FedRepOpt introduces a gradient re-parameterized optimizer for federated learning, enabling simple models on edge devices to achieve performance comparable to complex models with faster convergence.

Contribution

The paper proposes FedRepOpt, a novel optimizer that re-parameters gradients to allow simple models to mimic complex models in federated learning, improving performance and convergence.

Findings

Models with FedRepOpt outperform RepGhost and RepVGG by 11-17% in accuracy.

FedRepOpt achieves 11.7% and 57.4% faster convergence times.

Significant performance boosts demonstrate effectiveness across VGG-style and Ghost-style models.

Abstract

Federated Learning (FL) has emerged as a privacy-preserving method for training machine learning models in a distributed manner on edge devices. However, on-device models face inherent computational power and memory limitations, potentially resulting in constrained gradient updates.

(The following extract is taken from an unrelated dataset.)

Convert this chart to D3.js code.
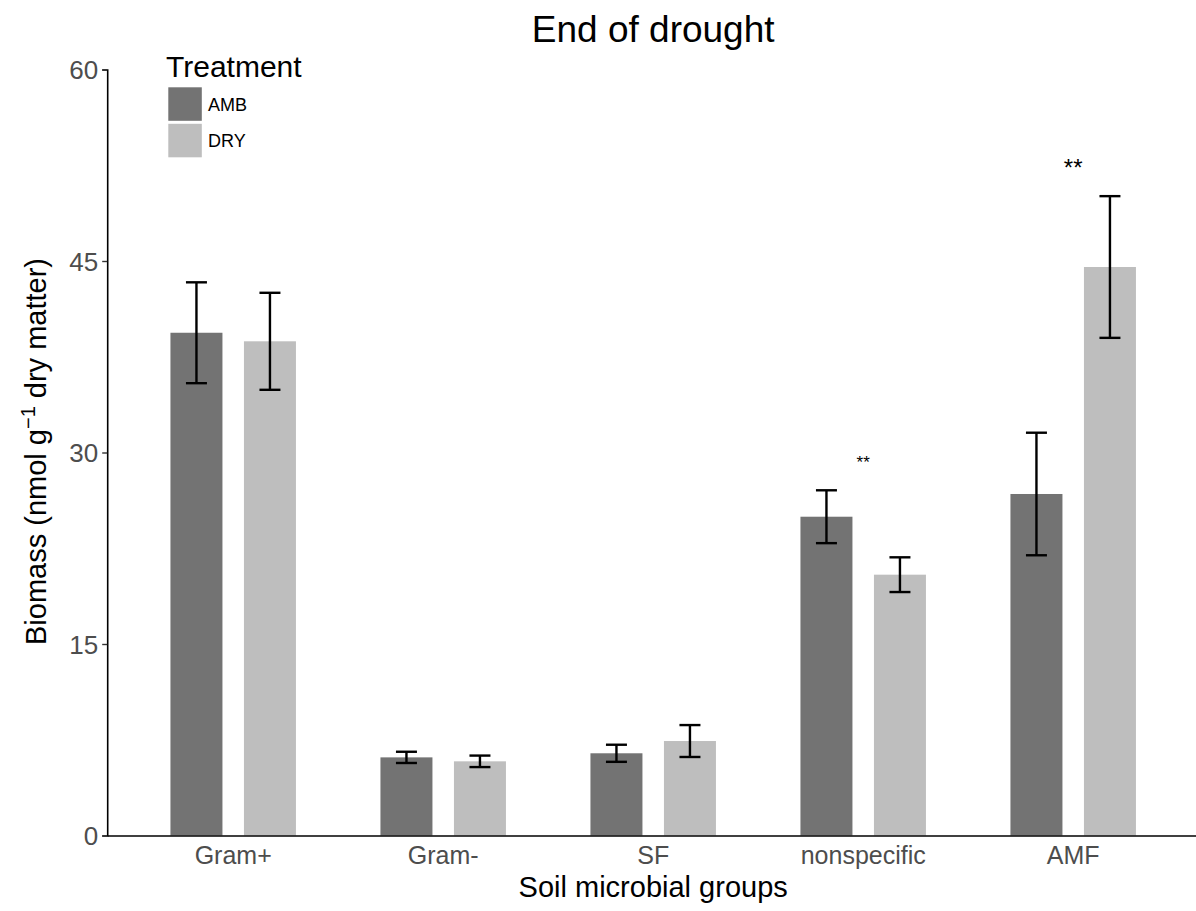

As the model's size increases, the frequency of gradient updates on edge devices decreases, ultimately leading to suboptimal training outcomes during any particular FL round. This limits the feasibility of deploying advanced and large-scale models on edge devices, hindering the potential for performance enhancements. To address this issue, we propose FedRepOpt, a gradient re-parameterized optimizer for FL. The gradient re-parameterized method allows training a simple local model with a similar performance as a complex model by modifying the optimizer's gradients according to a set of model-specific hyperparameters obtained from the complex models. In this work, we focus on VGG-style and Ghost-style models in the FL environment. Extensive experiments demonstrate that models using FedRepOpt obtain a significant boost in performance of 16.7% and 11.4% compared to the RepGhost-style and RepVGG-style networks, while also demonstrating a faster convergence time of 11.7% and 57.4% compared to their complex structure.